[Figure scripts]
▼

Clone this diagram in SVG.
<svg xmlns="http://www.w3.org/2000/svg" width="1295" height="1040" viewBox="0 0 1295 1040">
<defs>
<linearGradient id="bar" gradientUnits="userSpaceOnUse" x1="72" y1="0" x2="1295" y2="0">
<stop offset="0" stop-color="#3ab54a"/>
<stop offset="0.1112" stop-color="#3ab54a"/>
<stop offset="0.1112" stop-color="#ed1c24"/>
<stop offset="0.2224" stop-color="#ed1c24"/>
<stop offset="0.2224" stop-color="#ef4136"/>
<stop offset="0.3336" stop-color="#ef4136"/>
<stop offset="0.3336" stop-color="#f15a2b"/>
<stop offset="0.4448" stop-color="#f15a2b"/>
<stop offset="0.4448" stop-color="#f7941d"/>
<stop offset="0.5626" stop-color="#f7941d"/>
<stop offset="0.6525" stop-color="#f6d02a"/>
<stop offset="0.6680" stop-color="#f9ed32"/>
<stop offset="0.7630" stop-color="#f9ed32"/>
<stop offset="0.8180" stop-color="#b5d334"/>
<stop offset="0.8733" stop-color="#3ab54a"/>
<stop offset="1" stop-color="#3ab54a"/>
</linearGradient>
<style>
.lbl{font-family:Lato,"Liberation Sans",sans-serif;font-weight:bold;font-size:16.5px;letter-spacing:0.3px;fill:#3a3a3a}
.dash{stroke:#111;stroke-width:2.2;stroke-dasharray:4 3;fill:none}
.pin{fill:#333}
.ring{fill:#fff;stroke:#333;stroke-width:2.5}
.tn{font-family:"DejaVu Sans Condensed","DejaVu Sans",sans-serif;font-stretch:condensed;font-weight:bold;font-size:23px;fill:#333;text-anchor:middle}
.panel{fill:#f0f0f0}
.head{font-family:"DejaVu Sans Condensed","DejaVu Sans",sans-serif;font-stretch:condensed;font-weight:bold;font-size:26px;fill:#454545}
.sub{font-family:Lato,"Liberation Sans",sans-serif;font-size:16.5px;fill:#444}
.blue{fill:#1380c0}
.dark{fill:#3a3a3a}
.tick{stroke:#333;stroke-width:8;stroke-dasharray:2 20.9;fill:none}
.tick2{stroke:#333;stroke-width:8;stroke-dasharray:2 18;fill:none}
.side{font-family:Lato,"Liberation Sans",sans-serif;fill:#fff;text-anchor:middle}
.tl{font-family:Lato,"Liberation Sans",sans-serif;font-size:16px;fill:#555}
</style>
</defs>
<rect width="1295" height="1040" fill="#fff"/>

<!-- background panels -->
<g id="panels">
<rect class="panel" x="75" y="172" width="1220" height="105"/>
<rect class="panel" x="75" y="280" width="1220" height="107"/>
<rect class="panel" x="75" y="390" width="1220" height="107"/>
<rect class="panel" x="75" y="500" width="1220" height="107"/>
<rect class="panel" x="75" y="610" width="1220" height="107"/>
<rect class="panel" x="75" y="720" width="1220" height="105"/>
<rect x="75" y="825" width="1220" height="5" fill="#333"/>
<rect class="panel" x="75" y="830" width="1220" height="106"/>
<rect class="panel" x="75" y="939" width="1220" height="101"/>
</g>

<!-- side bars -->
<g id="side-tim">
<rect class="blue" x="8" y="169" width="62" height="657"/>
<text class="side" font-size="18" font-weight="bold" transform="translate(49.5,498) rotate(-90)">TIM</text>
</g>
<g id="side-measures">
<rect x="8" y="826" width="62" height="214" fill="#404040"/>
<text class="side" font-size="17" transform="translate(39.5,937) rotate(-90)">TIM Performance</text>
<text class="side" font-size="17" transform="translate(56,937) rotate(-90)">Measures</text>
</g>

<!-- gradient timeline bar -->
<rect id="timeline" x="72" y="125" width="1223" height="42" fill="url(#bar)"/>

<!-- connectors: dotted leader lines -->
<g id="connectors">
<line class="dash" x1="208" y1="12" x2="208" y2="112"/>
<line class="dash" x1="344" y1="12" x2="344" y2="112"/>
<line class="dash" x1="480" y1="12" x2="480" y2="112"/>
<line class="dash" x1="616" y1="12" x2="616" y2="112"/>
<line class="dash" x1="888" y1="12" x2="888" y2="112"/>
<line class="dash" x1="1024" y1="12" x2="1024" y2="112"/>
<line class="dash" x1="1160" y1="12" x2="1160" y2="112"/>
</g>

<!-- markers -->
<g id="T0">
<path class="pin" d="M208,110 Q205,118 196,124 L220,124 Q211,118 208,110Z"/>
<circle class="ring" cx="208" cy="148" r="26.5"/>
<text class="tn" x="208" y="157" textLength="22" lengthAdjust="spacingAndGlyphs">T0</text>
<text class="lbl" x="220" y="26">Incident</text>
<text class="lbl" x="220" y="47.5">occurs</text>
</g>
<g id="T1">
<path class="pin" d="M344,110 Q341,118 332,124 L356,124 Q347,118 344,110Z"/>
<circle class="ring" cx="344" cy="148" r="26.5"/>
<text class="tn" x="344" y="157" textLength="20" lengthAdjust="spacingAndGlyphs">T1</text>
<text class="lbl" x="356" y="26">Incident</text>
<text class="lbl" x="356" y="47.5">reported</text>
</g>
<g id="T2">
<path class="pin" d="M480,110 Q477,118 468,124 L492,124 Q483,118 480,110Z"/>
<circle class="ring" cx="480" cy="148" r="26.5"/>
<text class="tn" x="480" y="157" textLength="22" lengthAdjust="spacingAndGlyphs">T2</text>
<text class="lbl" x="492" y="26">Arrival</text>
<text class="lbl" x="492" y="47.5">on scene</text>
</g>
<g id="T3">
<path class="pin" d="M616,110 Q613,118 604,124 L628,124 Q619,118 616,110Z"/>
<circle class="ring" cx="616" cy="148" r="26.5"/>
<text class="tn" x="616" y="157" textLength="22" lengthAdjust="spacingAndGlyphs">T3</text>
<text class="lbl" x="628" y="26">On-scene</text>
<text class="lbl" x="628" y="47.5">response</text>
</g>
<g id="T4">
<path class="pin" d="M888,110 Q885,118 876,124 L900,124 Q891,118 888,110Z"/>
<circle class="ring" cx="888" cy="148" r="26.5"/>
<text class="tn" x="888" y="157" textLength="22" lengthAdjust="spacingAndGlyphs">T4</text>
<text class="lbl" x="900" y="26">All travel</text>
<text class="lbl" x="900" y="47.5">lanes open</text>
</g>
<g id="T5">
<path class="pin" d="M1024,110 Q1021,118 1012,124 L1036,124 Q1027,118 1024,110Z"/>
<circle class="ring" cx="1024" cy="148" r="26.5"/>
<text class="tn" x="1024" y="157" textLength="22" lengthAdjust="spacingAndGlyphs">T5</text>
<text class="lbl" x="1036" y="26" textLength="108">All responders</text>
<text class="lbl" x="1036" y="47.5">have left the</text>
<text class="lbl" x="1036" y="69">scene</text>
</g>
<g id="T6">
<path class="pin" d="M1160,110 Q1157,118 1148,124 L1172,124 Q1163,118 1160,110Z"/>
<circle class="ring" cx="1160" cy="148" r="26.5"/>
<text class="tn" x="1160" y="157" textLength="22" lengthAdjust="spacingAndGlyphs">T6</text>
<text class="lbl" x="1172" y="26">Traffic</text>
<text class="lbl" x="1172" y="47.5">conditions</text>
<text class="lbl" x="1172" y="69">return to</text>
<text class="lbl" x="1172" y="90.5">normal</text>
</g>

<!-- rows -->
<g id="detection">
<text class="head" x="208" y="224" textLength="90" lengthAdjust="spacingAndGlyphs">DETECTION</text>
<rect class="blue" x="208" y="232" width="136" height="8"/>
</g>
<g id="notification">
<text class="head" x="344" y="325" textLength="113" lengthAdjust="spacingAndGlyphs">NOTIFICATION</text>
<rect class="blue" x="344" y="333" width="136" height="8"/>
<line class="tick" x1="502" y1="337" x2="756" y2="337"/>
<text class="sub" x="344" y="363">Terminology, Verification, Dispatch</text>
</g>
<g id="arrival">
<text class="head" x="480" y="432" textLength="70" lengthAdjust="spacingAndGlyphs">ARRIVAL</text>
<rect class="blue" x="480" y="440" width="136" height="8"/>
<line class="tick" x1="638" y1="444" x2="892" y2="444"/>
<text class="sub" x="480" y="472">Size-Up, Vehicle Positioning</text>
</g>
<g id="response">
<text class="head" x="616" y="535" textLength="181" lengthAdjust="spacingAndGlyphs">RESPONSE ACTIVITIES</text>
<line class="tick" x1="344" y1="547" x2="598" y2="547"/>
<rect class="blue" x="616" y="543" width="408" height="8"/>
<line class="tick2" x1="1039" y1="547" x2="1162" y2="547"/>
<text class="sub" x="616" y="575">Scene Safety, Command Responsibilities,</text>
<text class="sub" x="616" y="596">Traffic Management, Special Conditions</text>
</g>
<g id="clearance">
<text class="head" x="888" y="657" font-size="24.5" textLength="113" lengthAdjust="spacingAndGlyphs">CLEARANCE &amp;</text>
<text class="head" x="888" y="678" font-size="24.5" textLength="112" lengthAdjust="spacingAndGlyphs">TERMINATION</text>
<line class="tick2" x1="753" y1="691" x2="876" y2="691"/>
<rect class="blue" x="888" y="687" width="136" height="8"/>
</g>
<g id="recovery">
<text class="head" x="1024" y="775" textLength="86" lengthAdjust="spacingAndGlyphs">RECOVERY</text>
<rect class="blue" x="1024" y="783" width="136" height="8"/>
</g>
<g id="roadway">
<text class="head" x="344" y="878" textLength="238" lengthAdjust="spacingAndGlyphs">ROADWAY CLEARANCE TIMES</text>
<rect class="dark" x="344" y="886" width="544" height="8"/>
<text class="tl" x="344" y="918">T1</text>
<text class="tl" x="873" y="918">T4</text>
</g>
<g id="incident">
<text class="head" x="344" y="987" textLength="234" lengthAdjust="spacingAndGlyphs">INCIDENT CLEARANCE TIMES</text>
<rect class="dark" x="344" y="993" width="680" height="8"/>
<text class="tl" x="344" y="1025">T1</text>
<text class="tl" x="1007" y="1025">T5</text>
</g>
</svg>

▲
▼

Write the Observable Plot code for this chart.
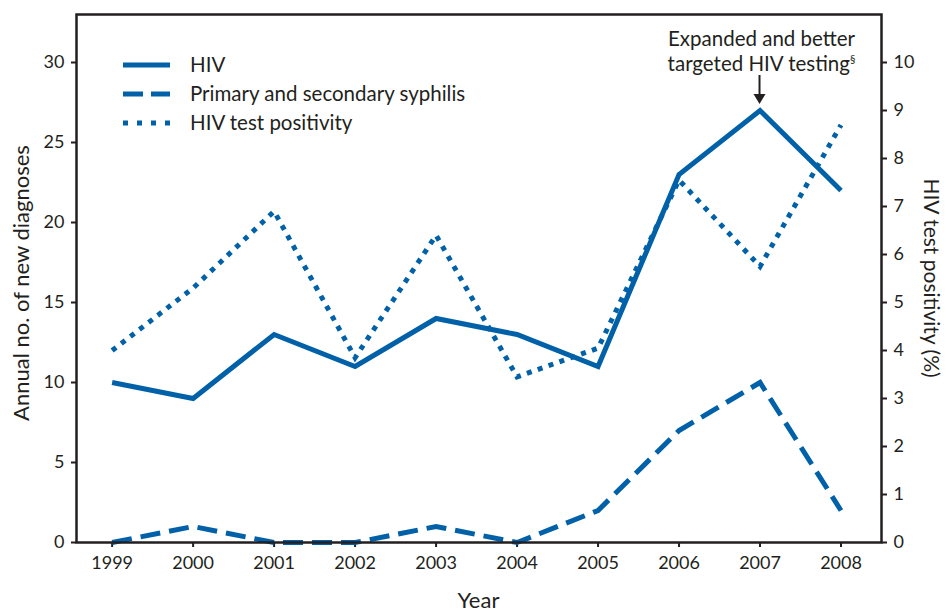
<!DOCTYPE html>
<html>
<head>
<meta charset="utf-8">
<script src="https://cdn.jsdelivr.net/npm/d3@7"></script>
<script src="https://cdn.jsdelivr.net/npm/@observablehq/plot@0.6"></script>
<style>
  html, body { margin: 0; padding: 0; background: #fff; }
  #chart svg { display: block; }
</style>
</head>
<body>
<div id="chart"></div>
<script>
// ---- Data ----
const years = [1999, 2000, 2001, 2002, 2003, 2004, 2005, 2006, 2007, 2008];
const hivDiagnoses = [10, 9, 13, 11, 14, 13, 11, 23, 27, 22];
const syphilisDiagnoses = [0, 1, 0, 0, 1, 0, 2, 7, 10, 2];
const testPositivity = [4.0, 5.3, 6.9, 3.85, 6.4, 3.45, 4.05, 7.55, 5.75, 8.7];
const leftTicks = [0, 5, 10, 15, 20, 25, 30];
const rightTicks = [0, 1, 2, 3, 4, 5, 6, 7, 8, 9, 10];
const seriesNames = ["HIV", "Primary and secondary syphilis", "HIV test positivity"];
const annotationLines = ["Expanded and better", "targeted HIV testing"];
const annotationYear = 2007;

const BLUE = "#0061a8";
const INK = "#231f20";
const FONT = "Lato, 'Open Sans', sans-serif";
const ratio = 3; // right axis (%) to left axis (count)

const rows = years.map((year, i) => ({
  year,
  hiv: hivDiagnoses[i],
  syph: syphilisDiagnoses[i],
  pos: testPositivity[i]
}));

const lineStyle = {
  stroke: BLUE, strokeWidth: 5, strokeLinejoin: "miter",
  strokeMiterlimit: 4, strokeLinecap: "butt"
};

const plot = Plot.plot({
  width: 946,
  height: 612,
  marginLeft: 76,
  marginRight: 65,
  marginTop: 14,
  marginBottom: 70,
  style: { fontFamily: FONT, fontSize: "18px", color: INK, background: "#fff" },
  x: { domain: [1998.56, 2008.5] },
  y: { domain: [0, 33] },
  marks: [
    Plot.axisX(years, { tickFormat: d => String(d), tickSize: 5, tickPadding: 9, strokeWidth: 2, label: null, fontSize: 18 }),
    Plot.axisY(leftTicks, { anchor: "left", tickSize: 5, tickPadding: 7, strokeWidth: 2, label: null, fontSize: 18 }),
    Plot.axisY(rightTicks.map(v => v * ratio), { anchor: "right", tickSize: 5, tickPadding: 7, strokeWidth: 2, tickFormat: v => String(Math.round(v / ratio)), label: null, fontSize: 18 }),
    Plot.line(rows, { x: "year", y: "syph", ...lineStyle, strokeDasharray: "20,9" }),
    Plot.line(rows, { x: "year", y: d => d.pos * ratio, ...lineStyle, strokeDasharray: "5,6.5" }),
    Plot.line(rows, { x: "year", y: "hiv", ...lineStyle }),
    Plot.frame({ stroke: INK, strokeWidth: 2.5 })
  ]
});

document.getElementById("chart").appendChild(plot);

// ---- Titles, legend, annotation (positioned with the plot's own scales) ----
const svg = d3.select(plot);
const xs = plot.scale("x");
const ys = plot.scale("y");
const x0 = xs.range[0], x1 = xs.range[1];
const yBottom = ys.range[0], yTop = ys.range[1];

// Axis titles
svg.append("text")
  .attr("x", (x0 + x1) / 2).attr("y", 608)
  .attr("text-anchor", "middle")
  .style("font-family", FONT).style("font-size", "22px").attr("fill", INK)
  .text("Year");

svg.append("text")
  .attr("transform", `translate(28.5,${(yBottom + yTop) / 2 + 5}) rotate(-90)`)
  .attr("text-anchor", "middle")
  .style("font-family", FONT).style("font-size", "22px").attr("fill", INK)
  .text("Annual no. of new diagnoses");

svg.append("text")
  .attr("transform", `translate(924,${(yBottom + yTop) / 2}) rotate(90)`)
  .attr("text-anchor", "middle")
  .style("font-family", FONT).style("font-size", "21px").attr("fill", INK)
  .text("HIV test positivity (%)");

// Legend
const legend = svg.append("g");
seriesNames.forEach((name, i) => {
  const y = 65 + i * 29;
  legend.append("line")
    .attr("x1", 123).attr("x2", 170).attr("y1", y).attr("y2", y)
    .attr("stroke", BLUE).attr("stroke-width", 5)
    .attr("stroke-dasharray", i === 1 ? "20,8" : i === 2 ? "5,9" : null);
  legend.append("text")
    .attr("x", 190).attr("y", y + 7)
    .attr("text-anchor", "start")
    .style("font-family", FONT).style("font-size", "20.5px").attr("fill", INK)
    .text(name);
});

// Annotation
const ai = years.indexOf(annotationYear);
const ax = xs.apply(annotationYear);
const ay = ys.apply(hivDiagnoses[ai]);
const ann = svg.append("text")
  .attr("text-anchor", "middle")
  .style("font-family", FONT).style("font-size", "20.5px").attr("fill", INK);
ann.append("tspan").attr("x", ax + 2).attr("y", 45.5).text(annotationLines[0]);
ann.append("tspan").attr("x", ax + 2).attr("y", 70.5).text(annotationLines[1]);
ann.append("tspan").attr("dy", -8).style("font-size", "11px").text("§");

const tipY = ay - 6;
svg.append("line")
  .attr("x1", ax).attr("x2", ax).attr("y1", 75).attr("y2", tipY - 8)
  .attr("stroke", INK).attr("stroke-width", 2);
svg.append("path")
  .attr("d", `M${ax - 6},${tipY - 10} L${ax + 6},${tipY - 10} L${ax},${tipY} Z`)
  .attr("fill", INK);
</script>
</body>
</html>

▲

Request:
From the records above, give again only the part that opens with the line containing "Write the Observable" and closes with the line containing "const annotationYear = 2007;". Keep both ends but drop the pictures.

Written response:
Write the Observable Plot code for this chart.
<!DOCTYPE html>
<html>
<head>
<meta charset="utf-8">
<script src="https://cdn.jsdelivr.net/npm/d3@7"></script>
<script src="https://cdn.jsdelivr.net/npm/@observablehq/plot@0.6"></script>
<style>
  html, body { margin: 0; padding: 0; background: #fff; }
  #chart svg { display: block; }
</style>
</head>
<body>
<div id="chart"></div>
<script>
// ---- Data ----
const years = [1999, 2000, 2001, 2002, 2003, 2004, 2005, 2006, 2007, 2008];
const hivDiagnoses = [10, 9, 13, 11, 14, 13, 11, 23, 27, 22];
const syphilisDiagnoses = [0, 1, 0, 0, 1, 0, 2, 7, 10, 2];
const testPositivity = [4.0, 5.3, 6.9, 3.85, 6.4, 3.45, 4.05, 7.55, 5.75, 8.7];
const leftTicks = [0, 5, 10, 15, 20, 25, 30];
const rightTicks = [0, 1, 2, 3, 4, 5, 6, 7, 8, 9, 10];
const seriesNames = ["HIV", "Primary and secondary syphilis", "HIV test positivity"];
const annotationLines = ["Expanded and better", "targeted HIV testing"];
const annotationYear = 2007;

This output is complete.